Last season the Cardinals totaled the least amount of yards by an offense (4,209), recorded the second least points per game (15.6), gave up the most sacks (58), threw the most interceptions (21), and rushed for the least amount of yards a game as an offensive unit.

And they started the season 4-0.

Despite the surprising start, the team would lose 11 of its last 12 games, with an Exodus-like wandering around the Arizona desert trying to seek out a win at home where they lost five straight to close out the year.

Owner Bill Bidwill and President Michael Bidwill decided not to wander around for 40 years and fired head coach Ken Whisenhunt and general manager Rod Graves.

Since then, 2012 AP Coach of the Year Bruce Arians was hired away from his interim head coaching job at Indianapolis as head coach of the Cardinals and vice president of player personnel Steve Keim was promoted to general manager.

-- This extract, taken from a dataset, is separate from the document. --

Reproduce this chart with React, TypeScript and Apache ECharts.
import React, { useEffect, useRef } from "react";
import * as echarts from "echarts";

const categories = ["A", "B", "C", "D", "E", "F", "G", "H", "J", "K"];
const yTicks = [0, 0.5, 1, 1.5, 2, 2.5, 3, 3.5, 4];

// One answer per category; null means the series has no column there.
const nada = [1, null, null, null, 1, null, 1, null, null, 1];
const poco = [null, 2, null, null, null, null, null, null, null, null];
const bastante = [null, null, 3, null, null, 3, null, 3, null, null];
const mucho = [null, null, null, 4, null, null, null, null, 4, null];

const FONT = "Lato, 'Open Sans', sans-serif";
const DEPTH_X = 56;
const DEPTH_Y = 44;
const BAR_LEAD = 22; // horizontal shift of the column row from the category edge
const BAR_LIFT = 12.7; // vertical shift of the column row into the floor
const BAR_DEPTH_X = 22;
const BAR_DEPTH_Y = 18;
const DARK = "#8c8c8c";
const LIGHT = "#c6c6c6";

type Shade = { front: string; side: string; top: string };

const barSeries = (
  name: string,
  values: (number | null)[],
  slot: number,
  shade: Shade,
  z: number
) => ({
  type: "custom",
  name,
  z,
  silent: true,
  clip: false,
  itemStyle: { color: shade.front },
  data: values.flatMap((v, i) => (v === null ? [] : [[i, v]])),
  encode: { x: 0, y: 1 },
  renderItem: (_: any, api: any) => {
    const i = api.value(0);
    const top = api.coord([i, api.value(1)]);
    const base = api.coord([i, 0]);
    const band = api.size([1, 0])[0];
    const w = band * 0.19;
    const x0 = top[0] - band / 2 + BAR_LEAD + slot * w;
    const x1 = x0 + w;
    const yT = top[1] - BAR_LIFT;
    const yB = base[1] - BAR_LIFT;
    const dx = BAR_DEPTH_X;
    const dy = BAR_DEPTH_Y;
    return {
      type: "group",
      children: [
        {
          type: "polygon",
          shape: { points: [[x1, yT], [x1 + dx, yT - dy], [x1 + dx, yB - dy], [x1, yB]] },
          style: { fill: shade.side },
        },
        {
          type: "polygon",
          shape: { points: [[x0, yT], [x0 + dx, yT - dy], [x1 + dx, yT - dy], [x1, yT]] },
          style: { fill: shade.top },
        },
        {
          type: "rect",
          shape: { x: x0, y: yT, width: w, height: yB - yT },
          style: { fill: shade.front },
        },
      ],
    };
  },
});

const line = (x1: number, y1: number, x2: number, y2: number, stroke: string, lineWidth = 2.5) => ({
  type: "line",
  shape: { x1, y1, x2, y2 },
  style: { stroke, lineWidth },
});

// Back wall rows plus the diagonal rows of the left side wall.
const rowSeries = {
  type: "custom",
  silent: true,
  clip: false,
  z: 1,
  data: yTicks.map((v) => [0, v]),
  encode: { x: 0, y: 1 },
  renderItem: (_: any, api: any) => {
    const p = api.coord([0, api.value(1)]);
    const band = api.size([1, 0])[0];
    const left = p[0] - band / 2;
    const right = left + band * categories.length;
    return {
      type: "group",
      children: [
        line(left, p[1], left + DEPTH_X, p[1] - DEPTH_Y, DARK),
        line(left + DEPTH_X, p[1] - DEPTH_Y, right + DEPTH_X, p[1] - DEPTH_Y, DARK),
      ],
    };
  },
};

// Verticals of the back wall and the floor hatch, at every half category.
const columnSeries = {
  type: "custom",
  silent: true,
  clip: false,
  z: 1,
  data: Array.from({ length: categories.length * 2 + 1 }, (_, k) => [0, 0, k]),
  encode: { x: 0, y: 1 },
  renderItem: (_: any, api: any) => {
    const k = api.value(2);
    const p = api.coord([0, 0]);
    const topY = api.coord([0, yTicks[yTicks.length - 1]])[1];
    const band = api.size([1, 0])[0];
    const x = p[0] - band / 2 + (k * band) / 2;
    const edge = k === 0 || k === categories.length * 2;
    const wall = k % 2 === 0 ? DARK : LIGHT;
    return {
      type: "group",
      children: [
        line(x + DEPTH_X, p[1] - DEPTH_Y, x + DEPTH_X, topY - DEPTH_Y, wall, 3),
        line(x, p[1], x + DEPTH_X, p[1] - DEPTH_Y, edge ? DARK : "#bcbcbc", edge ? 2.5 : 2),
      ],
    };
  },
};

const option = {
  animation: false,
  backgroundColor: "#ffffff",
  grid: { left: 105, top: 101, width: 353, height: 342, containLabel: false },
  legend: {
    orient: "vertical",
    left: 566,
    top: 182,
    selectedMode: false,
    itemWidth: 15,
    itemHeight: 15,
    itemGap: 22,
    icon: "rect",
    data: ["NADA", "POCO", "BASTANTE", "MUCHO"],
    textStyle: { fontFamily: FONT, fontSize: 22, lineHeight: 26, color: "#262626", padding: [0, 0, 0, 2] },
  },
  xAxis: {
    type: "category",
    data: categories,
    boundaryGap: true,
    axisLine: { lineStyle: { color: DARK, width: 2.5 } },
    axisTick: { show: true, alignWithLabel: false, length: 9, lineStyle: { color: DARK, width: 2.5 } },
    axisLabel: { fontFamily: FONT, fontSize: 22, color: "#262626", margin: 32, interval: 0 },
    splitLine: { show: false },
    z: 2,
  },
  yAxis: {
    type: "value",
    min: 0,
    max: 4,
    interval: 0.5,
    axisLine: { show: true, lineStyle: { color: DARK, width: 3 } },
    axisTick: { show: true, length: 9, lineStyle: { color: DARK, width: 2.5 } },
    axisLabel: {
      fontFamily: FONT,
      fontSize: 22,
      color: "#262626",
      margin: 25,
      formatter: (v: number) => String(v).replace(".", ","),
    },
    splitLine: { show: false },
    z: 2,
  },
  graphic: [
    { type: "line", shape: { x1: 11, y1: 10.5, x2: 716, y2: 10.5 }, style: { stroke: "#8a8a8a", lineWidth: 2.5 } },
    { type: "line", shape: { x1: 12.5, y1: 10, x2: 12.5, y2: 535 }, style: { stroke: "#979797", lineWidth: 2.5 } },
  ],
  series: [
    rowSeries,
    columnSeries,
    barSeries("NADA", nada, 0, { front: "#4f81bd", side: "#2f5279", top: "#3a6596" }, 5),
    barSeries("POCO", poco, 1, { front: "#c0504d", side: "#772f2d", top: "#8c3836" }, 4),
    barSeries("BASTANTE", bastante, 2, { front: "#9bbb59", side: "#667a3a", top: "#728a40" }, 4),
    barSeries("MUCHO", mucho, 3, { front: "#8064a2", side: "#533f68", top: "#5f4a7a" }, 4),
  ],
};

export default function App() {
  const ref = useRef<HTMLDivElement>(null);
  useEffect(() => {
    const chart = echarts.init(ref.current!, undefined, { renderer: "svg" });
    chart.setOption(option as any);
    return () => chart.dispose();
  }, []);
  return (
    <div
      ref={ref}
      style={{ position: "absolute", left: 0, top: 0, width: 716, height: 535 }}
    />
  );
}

After 18 years of NFL coaching experience, Arians will enter his first full season as head coach. But instead of claiming sole command of the locker room, Arians hired 74-year-old Tom Moore to be his assistant head coach/offensive consultant.

One would think that a coach with as much experience as Arians would leap at the opportunity to take complete reign of a team after years of patience and waiting. But Arians must have realized he needed some kind of guidance.

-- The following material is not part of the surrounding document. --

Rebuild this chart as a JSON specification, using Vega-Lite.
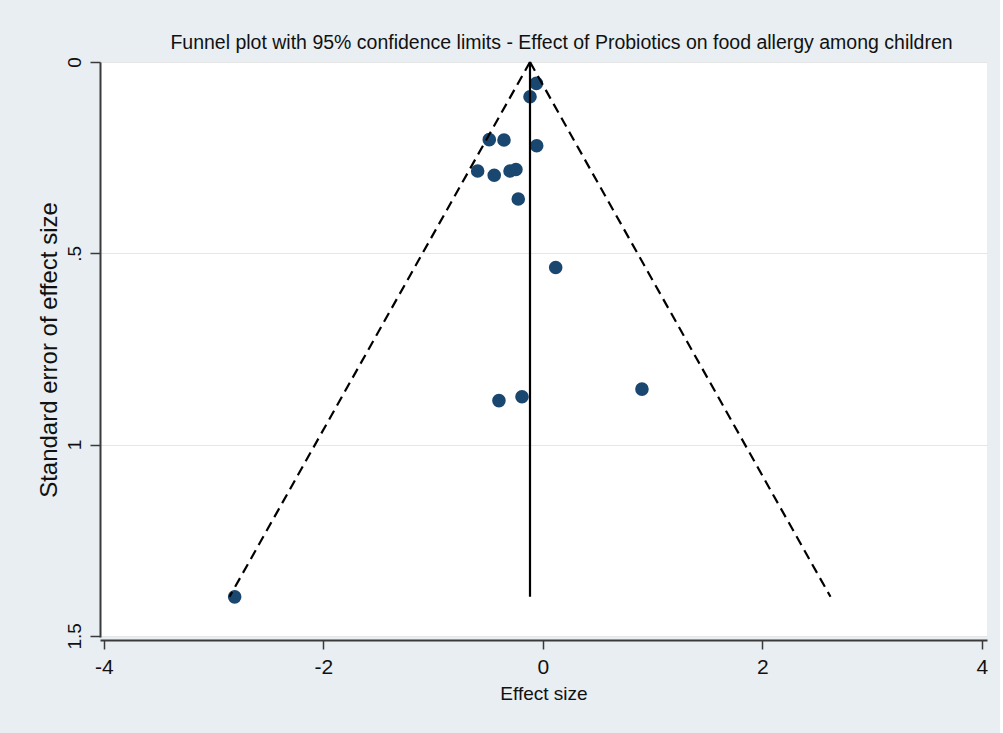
{
  "$schema": "https://vega.github.io/schema/vega-lite/v6.json",
  "autosize": "none",
  "width": 887,
  "height": 575,
  "padding": {"left": 100, "top": 62, "right": 13, "bottom": 96},
  "background": "#e8eef1",
  "config": {
    "font": "Liberation Sans",
    "view": {"stroke": null, "fill": "white"}
  },
  "title": {
    "text": "Funnel plot with 95% confidence limits - Effect of Probiotics on food allergy among children",
    "fontSize": 19.5,
    "fontWeight": "normal",
    "color": "#111111",
    "anchor": "middle",
    "dx": 18,
    "offset": 3
  },
  "datasets": {
    "studies": [
      {"effect": -0.06, "se": 0.056},
      {"effect": -0.118, "se": 0.091},
      {"effect": -0.489, "se": 0.203},
      {"effect": -0.355, "se": 0.204},
      {"effect": -0.057, "se": 0.219},
      {"effect": -0.595, "se": 0.285},
      {"effect": -0.444, "se": 0.296},
      {"effect": -0.3, "se": 0.285},
      {"effect": -0.246, "se": 0.281},
      {"effect": -0.225, "se": 0.358},
      {"effect": 0.116, "se": 0.537},
      {"effect": -0.401, "se": 0.885},
      {"effect": -0.191, "se": 0.875},
      {"effect": 0.902, "se": 0.855},
      {"effect": -2.809, "se": 1.398}
    ],
    "limits": [
      {"series": "lower", "effect": -0.118, "se": 0},
      {"series": "lower", "effect": -2.856, "se": 1.398},
      {"series": "upper", "effect": -0.118, "se": 0},
      {"series": "upper", "effect": 2.62, "se": 1.398}
    ],
    "pooled": [
      {"effect": -0.118, "se": 0},
      {"effect": -0.118, "se": 1.398}
    ]
  },
  "encoding": {
    "x": {
      "field": "effect",
      "type": "quantitative",
      "scale": {"domain": [-4.036, 4.046], "nice": false, "zero": false},
      "axis": {
        "title": "Effect size",
        "values": [-4, -2, 0, 2, 4],
        "labelExpr": "datum.value < 0 ? '-' + abs(datum.value) : datum.label",
        "grid": false,
        "offset": 3,
        "domainColor": "#3a3a3a",
        "domainWidth": 2,
        "tickColor": "#3a3a3a",
        "tickWidth": 1.5,
        "tickSize": 9,
        "labelFontSize": 21,
        "labelColor": "#111111",
        "labelPadding": 7,
        "labelFlush": false,
        "titleFontSize": 19,
        "titleFontWeight": "normal",
        "titleColor": "#111111",
        "titlePadding": 7
      }
    },
    "y": {
      "field": "se",
      "type": "quantitative",
      "scale": {"domain": [0, 1.503], "nice": false, "zero": false, "reverse": true},
      "axis": {
        "title": "Standard error of effect size",
        "values": [0, 0.5, 1, 1.5],
        "labelExpr": "datum.value == 0.5 ? '.5' : toString(datum.value)",
        "grid": true,
        "gridColor": "#e6e6e6",
        "gridWidth": 1.2,
        "domainColor": "#3a3a3a",
        "domainWidth": 2,
        "tickColor": "#3a3a3a",
        "tickWidth": 1.5,
        "tickSize": 10,
        "labelAngle": -90,
        "labelAlign": "center",
        "labelBaseline": "bottom",
        "labelFontSize": 19,
        "labelColor": "#111111",
        "labelPadding": 6,
        "labelFlush": false,
        "titleFontSize": 24,
        "titleFontWeight": "normal",
        "titleColor": "#111111",
        "titlePadding": 4
      }
    }
  },
  "layer": [
    {
      "data": {"name": "studies"},
      "mark": {"type": "point", "shape": "circle", "filled": true, "size": 185, "color": "#1a476f", "opacity": 1}
    },
    {
      "data": {"name": "limits"},
      "mark": {"type": "line", "color": "black", "strokeWidth": 2.2, "strokeDash": [10, 6]},
      "encoding": {"detail": {"field": "series"}, "order": {"field": "se", "type": "quantitative"}}
    },
    {
      "data": {"name": "pooled"},
      "mark": {"type": "line", "color": "black", "strokeWidth": 2.2},
      "encoding": {"order": {"field": "se", "type": "quantitative"}}
    }
  ]
}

Before the hiring of Arians, there have been seven head coaches since the Cardinals made the move from St. Louis to Pheonix in 1989. None of those coaches hired an assistant head coach going into their first year. No coach has sustained a winning record with the franchise since Don Coryell transformed the losing program into his “Cardiac Cardinals” and captured two division championships from 1974-1977. So it may be a wise decision for Arians to hire some help.

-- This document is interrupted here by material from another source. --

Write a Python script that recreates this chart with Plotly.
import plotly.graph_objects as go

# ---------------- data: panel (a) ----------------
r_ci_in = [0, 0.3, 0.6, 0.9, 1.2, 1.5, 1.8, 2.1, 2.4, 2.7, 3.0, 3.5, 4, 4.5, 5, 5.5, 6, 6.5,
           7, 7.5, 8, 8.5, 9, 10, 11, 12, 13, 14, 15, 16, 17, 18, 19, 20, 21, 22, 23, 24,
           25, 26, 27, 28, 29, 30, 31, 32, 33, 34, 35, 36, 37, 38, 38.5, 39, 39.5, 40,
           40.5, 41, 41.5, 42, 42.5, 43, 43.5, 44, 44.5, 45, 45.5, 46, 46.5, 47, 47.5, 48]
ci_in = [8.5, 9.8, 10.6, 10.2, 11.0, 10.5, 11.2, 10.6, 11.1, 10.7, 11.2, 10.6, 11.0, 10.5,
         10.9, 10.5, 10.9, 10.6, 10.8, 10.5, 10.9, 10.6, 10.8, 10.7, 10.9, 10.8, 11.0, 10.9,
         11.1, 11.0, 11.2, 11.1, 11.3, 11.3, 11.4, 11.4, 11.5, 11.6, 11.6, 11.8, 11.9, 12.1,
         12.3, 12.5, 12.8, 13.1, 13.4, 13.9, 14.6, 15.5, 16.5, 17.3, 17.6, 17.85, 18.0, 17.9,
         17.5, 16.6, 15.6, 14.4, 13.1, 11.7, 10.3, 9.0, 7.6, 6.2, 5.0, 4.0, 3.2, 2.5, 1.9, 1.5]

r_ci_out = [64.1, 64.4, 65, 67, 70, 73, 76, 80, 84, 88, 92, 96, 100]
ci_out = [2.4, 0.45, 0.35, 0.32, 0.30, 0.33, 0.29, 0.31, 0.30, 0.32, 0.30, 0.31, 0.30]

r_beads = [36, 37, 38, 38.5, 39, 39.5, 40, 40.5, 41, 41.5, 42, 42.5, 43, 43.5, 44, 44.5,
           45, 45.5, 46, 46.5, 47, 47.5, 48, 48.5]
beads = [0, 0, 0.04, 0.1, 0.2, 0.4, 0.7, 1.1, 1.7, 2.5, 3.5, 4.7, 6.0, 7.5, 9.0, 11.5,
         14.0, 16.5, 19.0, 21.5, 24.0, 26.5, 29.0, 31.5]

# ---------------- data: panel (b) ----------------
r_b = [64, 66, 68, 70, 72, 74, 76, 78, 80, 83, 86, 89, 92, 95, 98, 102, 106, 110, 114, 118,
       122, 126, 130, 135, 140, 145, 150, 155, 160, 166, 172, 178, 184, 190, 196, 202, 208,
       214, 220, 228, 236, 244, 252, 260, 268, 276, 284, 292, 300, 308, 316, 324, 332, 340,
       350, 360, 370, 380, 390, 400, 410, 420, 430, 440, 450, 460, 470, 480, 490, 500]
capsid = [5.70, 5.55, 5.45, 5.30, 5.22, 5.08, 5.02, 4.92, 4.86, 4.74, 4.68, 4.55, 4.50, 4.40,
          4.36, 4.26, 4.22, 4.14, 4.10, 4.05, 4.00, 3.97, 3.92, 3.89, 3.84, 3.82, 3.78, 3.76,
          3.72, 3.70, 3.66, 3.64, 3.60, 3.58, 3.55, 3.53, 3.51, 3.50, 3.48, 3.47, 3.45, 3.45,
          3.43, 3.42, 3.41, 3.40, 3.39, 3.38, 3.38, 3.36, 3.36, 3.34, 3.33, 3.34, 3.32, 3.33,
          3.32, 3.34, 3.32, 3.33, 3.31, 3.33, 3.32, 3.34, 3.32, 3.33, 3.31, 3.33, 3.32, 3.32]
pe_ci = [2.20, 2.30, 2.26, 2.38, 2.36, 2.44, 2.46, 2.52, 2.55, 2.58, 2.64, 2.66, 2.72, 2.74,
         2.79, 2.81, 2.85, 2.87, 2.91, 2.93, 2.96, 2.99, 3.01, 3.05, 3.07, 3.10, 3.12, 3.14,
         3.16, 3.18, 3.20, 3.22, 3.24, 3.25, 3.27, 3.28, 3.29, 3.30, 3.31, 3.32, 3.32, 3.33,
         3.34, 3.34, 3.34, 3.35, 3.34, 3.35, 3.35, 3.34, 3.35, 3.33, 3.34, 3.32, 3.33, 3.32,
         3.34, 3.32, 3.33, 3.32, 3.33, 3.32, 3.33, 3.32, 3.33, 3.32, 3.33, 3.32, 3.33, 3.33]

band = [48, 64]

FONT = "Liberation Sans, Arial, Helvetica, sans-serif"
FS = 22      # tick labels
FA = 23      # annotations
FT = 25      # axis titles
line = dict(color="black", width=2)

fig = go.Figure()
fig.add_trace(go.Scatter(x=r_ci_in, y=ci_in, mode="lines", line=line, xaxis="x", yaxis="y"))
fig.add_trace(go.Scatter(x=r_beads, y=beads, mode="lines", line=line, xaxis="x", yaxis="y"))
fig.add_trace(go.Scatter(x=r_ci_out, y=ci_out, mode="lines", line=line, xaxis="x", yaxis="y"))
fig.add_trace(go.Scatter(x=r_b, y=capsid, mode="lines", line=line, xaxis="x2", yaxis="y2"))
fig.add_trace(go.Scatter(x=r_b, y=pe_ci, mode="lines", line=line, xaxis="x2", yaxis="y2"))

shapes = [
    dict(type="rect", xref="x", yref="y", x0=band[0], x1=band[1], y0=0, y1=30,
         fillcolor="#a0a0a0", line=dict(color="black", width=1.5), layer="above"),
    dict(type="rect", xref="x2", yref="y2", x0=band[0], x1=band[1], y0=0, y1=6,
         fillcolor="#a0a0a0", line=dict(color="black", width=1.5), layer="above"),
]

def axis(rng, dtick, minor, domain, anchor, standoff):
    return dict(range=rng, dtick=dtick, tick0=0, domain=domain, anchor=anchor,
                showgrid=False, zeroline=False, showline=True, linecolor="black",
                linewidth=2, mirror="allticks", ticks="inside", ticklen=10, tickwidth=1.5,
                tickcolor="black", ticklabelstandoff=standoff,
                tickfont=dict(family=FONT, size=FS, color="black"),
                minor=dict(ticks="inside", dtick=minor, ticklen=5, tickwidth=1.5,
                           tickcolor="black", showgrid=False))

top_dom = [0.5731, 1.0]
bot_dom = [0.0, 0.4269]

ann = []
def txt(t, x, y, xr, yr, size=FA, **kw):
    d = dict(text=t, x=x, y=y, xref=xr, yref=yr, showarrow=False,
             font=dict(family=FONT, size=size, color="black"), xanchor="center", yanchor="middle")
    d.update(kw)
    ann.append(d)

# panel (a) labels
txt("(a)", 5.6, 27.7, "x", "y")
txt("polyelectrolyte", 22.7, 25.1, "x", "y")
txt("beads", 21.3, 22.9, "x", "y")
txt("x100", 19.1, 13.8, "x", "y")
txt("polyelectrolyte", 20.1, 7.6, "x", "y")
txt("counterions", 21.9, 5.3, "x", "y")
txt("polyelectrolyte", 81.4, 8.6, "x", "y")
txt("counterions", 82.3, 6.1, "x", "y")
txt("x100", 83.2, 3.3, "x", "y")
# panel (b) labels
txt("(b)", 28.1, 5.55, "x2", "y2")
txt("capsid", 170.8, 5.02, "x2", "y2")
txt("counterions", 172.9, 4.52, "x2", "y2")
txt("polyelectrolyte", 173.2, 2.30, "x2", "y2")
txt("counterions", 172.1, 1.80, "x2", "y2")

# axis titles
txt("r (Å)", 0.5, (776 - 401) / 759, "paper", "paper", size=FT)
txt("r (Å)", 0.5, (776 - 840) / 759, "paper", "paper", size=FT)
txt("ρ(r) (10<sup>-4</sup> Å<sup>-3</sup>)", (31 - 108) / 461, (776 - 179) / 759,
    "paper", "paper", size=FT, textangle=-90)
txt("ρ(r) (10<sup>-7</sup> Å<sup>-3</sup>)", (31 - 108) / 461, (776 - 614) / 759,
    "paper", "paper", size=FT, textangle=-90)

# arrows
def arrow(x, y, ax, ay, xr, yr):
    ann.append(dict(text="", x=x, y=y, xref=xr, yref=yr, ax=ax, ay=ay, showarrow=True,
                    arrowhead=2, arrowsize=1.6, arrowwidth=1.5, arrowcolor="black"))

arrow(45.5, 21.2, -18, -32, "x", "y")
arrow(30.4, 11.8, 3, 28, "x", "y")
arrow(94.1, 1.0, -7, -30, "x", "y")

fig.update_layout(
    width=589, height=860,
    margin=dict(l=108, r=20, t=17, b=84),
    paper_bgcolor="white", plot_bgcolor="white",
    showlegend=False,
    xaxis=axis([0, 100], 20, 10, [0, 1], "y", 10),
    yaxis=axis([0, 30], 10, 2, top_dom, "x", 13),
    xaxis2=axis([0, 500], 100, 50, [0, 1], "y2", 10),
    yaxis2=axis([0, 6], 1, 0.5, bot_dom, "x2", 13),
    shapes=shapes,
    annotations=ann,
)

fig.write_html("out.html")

Tom Moore, who began coaching in the NFL when Coryell resigned, will have provide plenty of guidance. Moore earned two Super Bowl rings as a wide receivers
coach for the Steelers in the 70s and earned a third as offensive coordinator of the Indianapolis Colts in 2006. Let’s just say he’s seen his share of football.

With all the changes the front office has made, the Cardinals are certainly headed in a new direction.

The new direction of the Cardinals has also been displayed through the release of former starting quarterbacks Kevin Kolb and John Skelton, running back Beanie
Wells, and wide receiver Early Doucet.

But Arizona made their biggest move yet in trading three draft picks to the Oakland Raiders in exchange for Carson Palmer.

Despite throwing for over 4,000 yards last season, Palmer’s time in Oakland has been a disappointment. Picked up mid-season in 2011 to keep playoff hopes alive, the 33-year-old veteran did not give Oakland the push they needed to make it into the playoffs. Palmer would go 8-17 as a starter.

Larry Fitzgerald, Andre Roberts, and Michael Floyd round out Palmer’s new receiving core, an upgrade from a season ago.

Though it will help to have a proven starting quarterback, the Cardinals still have a long way to go in improving the offense. With 58 sacks given up a season before, the offensive line still needs improvement. After the release of Beanie Wells, LaRod Stephens-Howling is the returning lead rusher for the team with 357 yards and four touchdowns.

With the draft upcoming, it is likely that those positions will be addressed. Offensive tackles Luke Joeckel, Eric Fisher, and Lane Johnson are all top-10 prospects.
Although Joeckel most likely will be selected within the top three picks, Arizona holds the seventh and could take a shot at either Fisher or Johnson if they are
available. Running backs Montee Ball, Le’Veon Bell, or even Marcus Lattimore might be available for Arizona later in the draft to build up some talent in the backfield.

The promised land is still in the distance for the Arizona Cardinals. Though Palmer was a major acquisition in moving the franchise forward, there is still much more to be done.